▶ [WRITTEN INSTRUCTION]:
Repeat the data below exactly, dropping any pictures it holds.
^^^^^^^^
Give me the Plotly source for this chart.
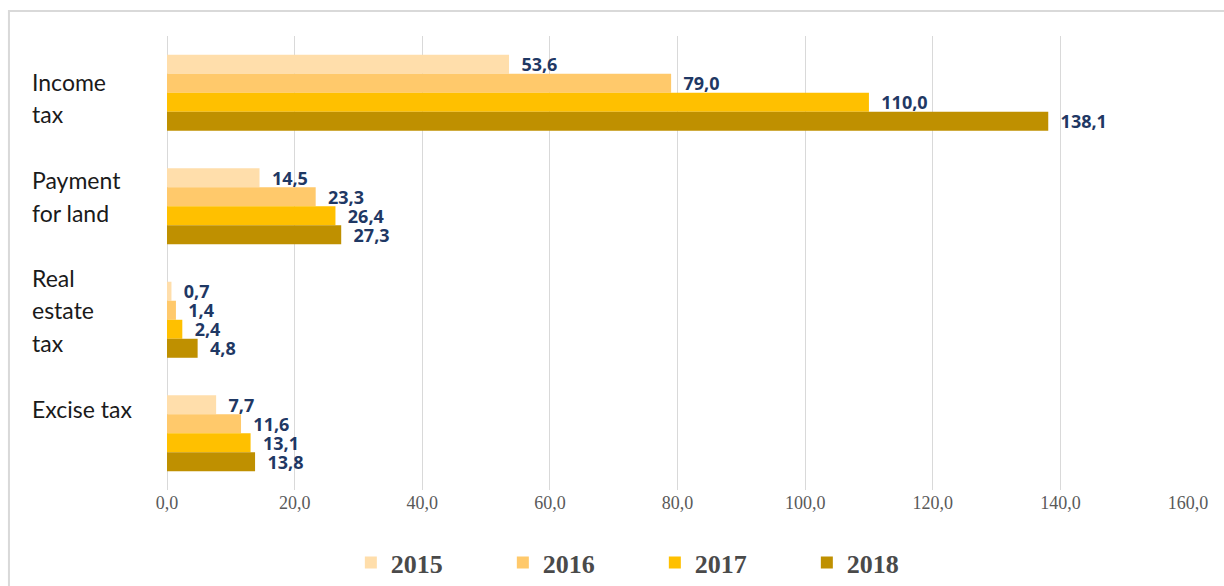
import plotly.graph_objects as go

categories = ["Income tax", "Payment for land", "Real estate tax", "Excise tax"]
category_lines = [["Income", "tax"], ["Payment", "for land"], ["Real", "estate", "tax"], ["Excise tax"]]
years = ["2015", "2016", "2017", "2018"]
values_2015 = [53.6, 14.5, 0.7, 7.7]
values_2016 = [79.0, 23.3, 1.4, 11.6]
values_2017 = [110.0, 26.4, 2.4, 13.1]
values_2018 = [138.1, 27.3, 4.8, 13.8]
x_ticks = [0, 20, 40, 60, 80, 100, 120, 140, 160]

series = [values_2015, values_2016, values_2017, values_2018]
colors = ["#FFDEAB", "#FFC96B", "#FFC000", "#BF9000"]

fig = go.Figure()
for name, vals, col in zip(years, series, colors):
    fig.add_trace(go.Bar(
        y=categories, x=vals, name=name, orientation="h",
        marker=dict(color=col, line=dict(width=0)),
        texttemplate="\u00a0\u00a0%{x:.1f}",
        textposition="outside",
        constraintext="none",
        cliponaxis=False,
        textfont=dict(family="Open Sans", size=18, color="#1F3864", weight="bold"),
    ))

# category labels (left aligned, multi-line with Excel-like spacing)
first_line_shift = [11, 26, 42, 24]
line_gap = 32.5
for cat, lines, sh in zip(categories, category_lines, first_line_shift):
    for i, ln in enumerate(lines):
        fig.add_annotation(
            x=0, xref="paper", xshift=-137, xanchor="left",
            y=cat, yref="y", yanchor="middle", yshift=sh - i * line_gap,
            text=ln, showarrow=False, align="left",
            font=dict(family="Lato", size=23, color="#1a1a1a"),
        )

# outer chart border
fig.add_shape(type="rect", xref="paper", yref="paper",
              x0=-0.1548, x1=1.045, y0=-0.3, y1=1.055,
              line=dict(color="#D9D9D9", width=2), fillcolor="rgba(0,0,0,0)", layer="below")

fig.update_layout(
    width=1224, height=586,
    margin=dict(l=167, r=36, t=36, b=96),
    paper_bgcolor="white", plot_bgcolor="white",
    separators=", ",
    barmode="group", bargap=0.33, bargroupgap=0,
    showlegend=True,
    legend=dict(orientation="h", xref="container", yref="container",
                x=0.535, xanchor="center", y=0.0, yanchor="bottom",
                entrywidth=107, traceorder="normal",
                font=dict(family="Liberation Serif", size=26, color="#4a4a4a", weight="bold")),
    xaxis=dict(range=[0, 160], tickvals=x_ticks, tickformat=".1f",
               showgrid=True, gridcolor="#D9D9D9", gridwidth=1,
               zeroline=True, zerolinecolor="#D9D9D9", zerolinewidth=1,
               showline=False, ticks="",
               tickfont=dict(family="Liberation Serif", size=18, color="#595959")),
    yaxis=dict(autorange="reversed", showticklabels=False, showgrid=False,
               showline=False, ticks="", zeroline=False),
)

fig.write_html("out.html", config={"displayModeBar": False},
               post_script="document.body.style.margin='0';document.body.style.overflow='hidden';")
^^^^^^^^
▶ [IN RESPONSE]:
Give me the Plotly source for this chart.
import plotly.graph_objects as go

categories = ["Income tax", "Payment for land", "Real estate tax", "Excise tax"]
category_lines = [["Income", "tax"], ["Payment", "for land"], ["Real", "estate", "tax"], ["Excise tax"]]
years = ["2015", "2016", "2017", "2018"]
values_2015 = [53.6, 14.5, 0.7, 7.7]
values_2016 = [79.0, 23.3, 1.4, 11.6]
values_2017 = [110.0, 26.4, 2.4, 13.1]
values_2018 = [138.1, 27.3, 4.8, 13.8]
x_ticks = [0, 20, 40, 60, 80, 100, 120, 140, 160]

series = [values_2015, values_2016, values_2017, values_2018]
colors = ["#FFDEAB", "#FFC96B", "#FFC000", "#BF9000"]

fig = go.Figure()
for name, vals, col in zip(years, series, colors):
    fig.add_trace(go.Bar(
        y=categories, x=vals, name=name, orientation="h",
        marker=dict(color=col, line=dict(width=0)),
        texttemplate="\u00a0\u00a0%{x:.1f}",
        textposition="outside",
        constraintext="none",
        cliponaxis=False,
        textfont=dict(family="Open Sans", size=18, color="#1F3864", weight="bold"),
    ))

# category labels (left aligned, multi-line with Excel-like spacing)
first_line_shift = [11, 26, 42, 24]
line_gap = 32.5
for cat, lines, sh in zip(categories, category_lines, first_line_shift):
    for i, ln in enumerate(lines):
        fig.add_annotation(
            x=0, xref="paper", xshift=-137, xanchor="left",
            y=cat, yref="y", yanchor="middle", yshift=sh - i * line_gap,
            text=ln, showarrow=False, align="left",
            font=dict(family="Lato", size=23, color="#1a1a1a"),
        )

# outer chart border
fig.add_shape(type="rect", xref="paper", yref="paper",
              x0=-0.1548, x1=1.045, y0=-0.3, y1=1.055,
              line=dict(color="#D9D9D9", width=2), fillcolor="rgba(0,0,0,0)", layer="below")

fig.update_layout(
    width=1224, height=586,
    margin=dict(l=167, r=36, t=36, b=96),
    paper_bgcolor="white", plot_bgcolor="white",
    separators=", ",
    barmode="group", bargap=0.33, bargroupgap=0,
    showlegend=True,
    legend=dict(orientation="h", xref="container", yref="container",
                x=0.535, xanchor="center", y=0.0, yanchor="bottom",
                entrywidth=107, traceorder="normal",
                font=dict(family="Liberation Serif", size=26, color="#4a4a4a", weight="bold")),
    xaxis=dict(range=[0, 160], tickvals=x_ticks, tickformat=".1f",
               showgrid=True, gridcolor="#D9D9D9", gridwidth=1,
               zeroline=True, zerolinecolor="#D9D9D9", zerolinewidth=1,
               showline=False, ticks="",
               tickfont=dict(family="Liberation Serif", size=18, color="#595959")),
    yaxis=dict(autorange="reversed", showticklabels=False, showgrid=False,
               showline=False, ticks="", zeroline=False),
)

fig.write_html("out.html", config={"displayModeBar": False},
               post_script="document.body.style.margin='0';document.body.style.overflow='hidden';")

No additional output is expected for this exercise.